You reach Playa Sur El Cóndor by continuing past the central beach zone where most day-trippers stake their flags, driving or walking south until the dunes rise higher and the beach widens into a vast crescent of tawny sand. The wind here is relentless—Patagonian gusts that sting your cheeks and carve the dunes into rippled sculptures—but that same wind keeps the crowds thin, even in Argentine summer. Gulls and terns wheel overhead, their cries sharp against the roar of surf.
“You find the rare commodity of solitude just minutes from a beach town, where Patagonian winds guarantee empty sand even in peak season.”
Sunset reflecting on wet sand
The water stays bracingly cold year-round, the color of slate under overcast skies, bottle-green when the sun breaks through. You won't find beachside parrillas or rental umbrellas here; instead, there's space to spread a blanket between tufts of marram grass and watch the horizon uninterrupted. Locals come in late afternoon when the light turns golden and the wind sometimes eases, launching kites that dance against the big Patagonian sky.

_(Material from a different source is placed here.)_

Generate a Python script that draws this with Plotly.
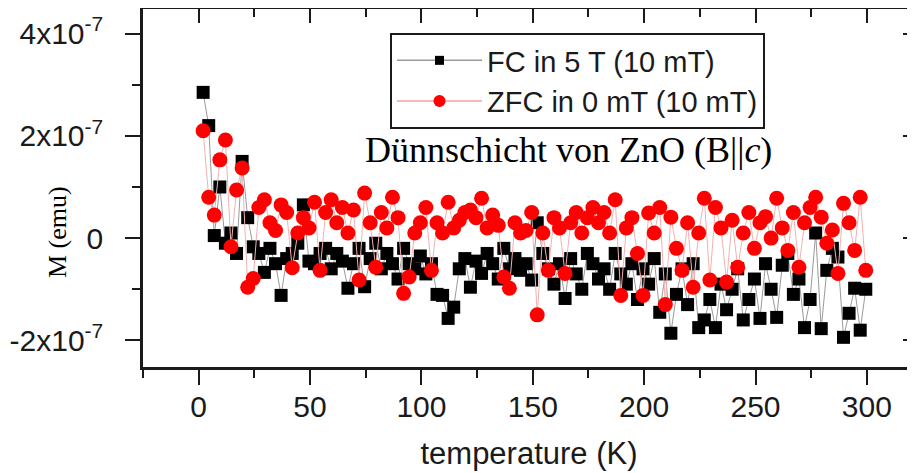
import plotly.graph_objects as go

# temperatures (K)
T = [2, 4.5, 7, 9.5, 12, 14.5, 17, 19.5, 22, 24.5,
     27, 29.5, 32, 34.5, 37, 39.5, 42, 44.5, 47, 49.5,
     52, 54.5, 57, 59.5, 62, 64.5, 67, 69.5, 72, 74.5,
     77, 79.5, 82, 84.5, 87, 89.5, 92, 94.5, 97, 99.5,
     102, 104.5, 107, 109.5, 112, 114.5, 117, 119.5, 122, 124.5,
     127, 129.5, 132, 134.5, 137, 139.5, 142, 144.5, 147, 149.5,
     152, 154.5, 157, 159.5, 162, 164.5, 167, 169.5, 172, 174.5,
     177, 179.5, 182, 184.5, 187, 189.5, 192, 194.5, 197, 199.5,
     202, 204.5, 207, 209.5, 212, 214.5, 217, 219.5, 222, 224.5,
     227, 229.5, 232, 234.5, 237, 239.5, 242, 244.5, 247, 249.5,
     252, 254.5, 257, 259.5, 262, 264.5, 267, 269.5, 272, 274.5,
     277, 279.5, 282, 284.5, 287, 289.5, 292, 294.5, 297, 299.5]

# FC in 5 T (10 mT), units of 1e-7 emu
FC = [2.85, 2.2, 0.05, 1.0, -0.1, 0.1, -0.3, 1.5, 0.4, -0.17,
      -0.3, -0.67, -0.2, -0.5, -1.12, -0.4, -0.3, -0.1, 0.65, -0.45,
      -0.5, -0.3, -0.2, -0.6, -0.3, -0.45, -0.98, -0.5, -0.2, -0.95,
      -0.4, -0.1, -0.6, -0.3, -0.5, -0.8, -0.2, -0.5, -0.6, -0.35,
      -0.7, -0.5, -1.1, -1.12, -1.57, -1.35, -0.6, -0.4, -0.96, -0.45,
      -0.69, -0.3, -0.5, -0.8, -0.2, -0.6, -0.4, -0.63, -0.5, -0.82,
      0.3, -0.3, -0.6, -0.9, -0.5, -1.18, -0.4, -0.7, -1.0, -0.3,
      -0.5, -0.8, -0.6, -1.0, -0.3, -0.7, -0.9, -0.5, -1.2, -0.6,
      -0.9, -0.4, -1.45, -0.7, -1.86, -1.1, -0.6, -1.3, -0.5, -1.75,
      -1.6, -1.2, -1.75, -0.9, -1.4, -1.0, -0.6, -1.6, -1.2, -0.8,
      -1.57, -0.5, -1.0, -1.55, -0.53, -0.3, -1.1, -0.8, -1.75, -1.2,
      0.1, -1.77, -0.63, -0.2, -0.37, -1.94, -1.47, -0.98, -1.8, -1.0]

# ZFC in 0 mT (10 mT), units of 1e-7 emu
ZFC = [2.1, 0.8, 0.45, 1.53, 1.92, -0.17, 0.94, 1.37, -0.96, -0.79,
       0.6, 0.75, 0.3, 0.15, 0.65, 0.5, -0.58, 0.1, 0.4, 0.2,
       0.7, -0.63, 0.5, 0.75, 0.3, 0.6, 0.1, 0.55, -0.82, 0.88,
       0.3, -0.57, 0.5, 0.2, 0.8, 0.4, -1.08, -0.76, 0.1, 0.3,
       0.6, -0.63, 0.3, 0.1, 0.7, 0.2, 0.35, 0.5, 0.55, 0.4,
       0.78, 0.2, 0.45, 0.25, -0.76, -0.98, 0.3, 0.1, 0.15, 0.5,
       -1.5, 0.1, -0.63, 0.4, 0.2, -0.69, 0.3, 0.5, 0.1, 0.4,
       0.6, 0.3, 0.5, 0.1, 0.75, -1.12, 0.2, 0.4, -0.3, -1.12,
       0.49, 0.1, 0.6, -1.3, 0.41, -0.2, -0.63, 0.3, -0.96, 0.1,
       0.78, -0.82, 0.6, 0.2, -0.86, 0.35, -0.57, 0.1, 0.5, -0.2,
       0.3, 0.42, 0.0, 0.78, 0.2, -0.24, 0.5, -0.57, 0.3, 0.6,
       0.8, 0.41, -0.1, 0.16, -0.69, 0.68, 0.3, -0.24, 0.8, -0.63]

SCALE = 1e-7
Y_TICKS = [-2e-7, 0, 2e-7, 4e-7]
Y_TICKTEXT = ["-2x10<sup>-7</sup>", "0", "2x10<sup>-7</sup>", "4x10<sup>-7</sup>"]
Y_MINOR = [-1e-7, 1e-7, 3e-7]
X_TICKS = [0, 50, 100, 150, 200, 250, 300]
X_MINOR = [-25, 25, 75, 125, 175, 225, 275]

XR = [-25.0, 321.6]
YR = [-2.52e-7, 4.48e-7]

fc_y = [v * SCALE for v in FC]
zfc_y = [v * SCALE for v in ZFC]

INK = "#1a1a1a"
SANS = "Liberation Sans, Arial, sans-serif"
SERIF = "Liberation Serif, Times New Roman, serif"

# page body has an 8px margin: the figure is sized so it ends at the window edge
W, H = 907, 465
ML, MT, MB, MR = 135, 1, 106, 0
PW, PH = W - ML - MR, H - MT - MB


def px_x(px):  # window pixel -> paper x
    return (px - 8 - ML) / PW


def px_y(py):  # window pixel -> paper y
    return (8 + H - MB - py) / PH


fig = go.Figure()
fig.add_trace(go.Scatter(x=T, y=fc_y, mode="lines+markers", showlegend=False,
                         line=dict(color="#9a9a9a", width=1),
                         marker=dict(symbol="square", size=13, color="#000000")))
fig.add_trace(go.Scatter(x=T, y=zfc_y, mode="lines+markers", showlegend=False,
                         line=dict(color="#f4b0b0", width=1),
                         marker=dict(symbol="circle", size=15, color="#ff0000")))
# legend entries
fig.add_trace(go.Scatter(x=[None], y=[None], mode="lines+markers", name="FC in 5 T (10 mT)",
                         line=dict(color="#9a9a9a", width=1.5),
                         marker=dict(symbol="square", size=9, color="#000000")))
fig.add_trace(go.Scatter(x=[None], y=[None], mode="lines+markers", name="ZFC in 0 mT (10 mT)",
                         line=dict(color="#f2a0a0", width=1.5),
                         marker=dict(symbol="circle", size=12, color="#ff0000")))
# helper trace for mirrored axes
fig.add_trace(go.Scatter(x=[None], y=[None], xaxis="x2", yaxis="y2", showlegend=False,
                         hoverinfo="skip"))

common = dict(showgrid=False, zeroline=False, showline=True, linewidth=2.5, linecolor=INK,
              tickwidth=2, tickcolor=INK, automargin=False)

fig.update_layout(
    width=W, height=H,
    margin=dict(l=ML, r=MR, t=MT, b=MB, autoexpand=False),
    paper_bgcolor="white", plot_bgcolor="white",
    xaxis=dict(range=XR, tickmode="array", tickvals=X_TICKS, ticktext=[str(v) for v in X_TICKS],
               ticks="outside", ticklen=15, **common,
               tickfont=dict(family=SANS, size=30, color=INK), ticklabelstandoff=-4,
               minor=dict(tickmode="array", tickvals=X_MINOR, ticks="outside", ticklen=8,
                          tickwidth=2, tickcolor=INK),
               title=dict(text="temperature (K)", standoff=21,
                          font=dict(family=SANS, size=31, color=INK))),
    yaxis=dict(range=YR, tickmode="array", tickvals=Y_TICKS, ticktext=Y_TICKTEXT,
               ticks="outside", ticklen=15, **common,
               tickfont=dict(family=SANS, size=30, color=INK), ticklabelstandoff=16,
               minor=dict(tickmode="array", tickvals=Y_MINOR, ticks="outside", ticklen=8,
                          tickwidth=2, tickcolor=INK)),
    xaxis2=dict(range=XR, overlaying="x", side="top", anchor="y", tickmode="array", tickvals=X_TICKS,
                ticks="inside", ticklen=14, showticklabels=False, **common,
                minor=dict(tickmode="array", tickvals=X_MINOR, ticks="inside", ticklen=8,
                           tickwidth=2, tickcolor=INK)),
    yaxis2=dict(range=YR, overlaying="y", side="right", anchor="x", tickmode="array", tickvals=Y_TICKS,
                ticks="inside", ticklen=12, showticklabels=False, **common,
                minor=dict(tickmode="array", tickvals=Y_MINOR, ticks="inside", ticklen=7,
                           tickwidth=2, tickcolor=INK)),
    legend=dict(x=px_x(390), y=px_y(33), xanchor="left", yanchor="top",
                bgcolor="white", bordercolor=INK, borderwidth=2,
                font=dict(family=SANS, size=29, color=INK),
                itemwidth=85, tracegroupgap=0),
    annotations=[
        dict(text="Dünnschicht von ZnO (B||<i>c</i>)", xref="paper", yref="paper",
             x=px_x(363), y=px_y(150), xanchor="left", yanchor="middle",
             showarrow=False,
             font=dict(family=SERIF, size=36, color="#000000")),
        dict(text="M (emu)", xref="paper", yref="paper", x=px_x(57), y=px_y(232),
             xanchor="center", yanchor="middle", textangle=-90, showarrow=False,
             font=dict(family=SERIF, size=26, color="#000000")),
    ],
)

fig.write_html("out.html")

This is a beach for long, solitary walks, for scanning the tide line for shells and driftwood smoothed by a thousand-mile journey across the South Atlantic. The sense of remoteness feels earned—not because Playa Sur is hard to reach, but because it refuses to coddle. You bring your own shade, your own provisions, and in return you get elbow room and the kind of quiet that makes you aware of your own breathing.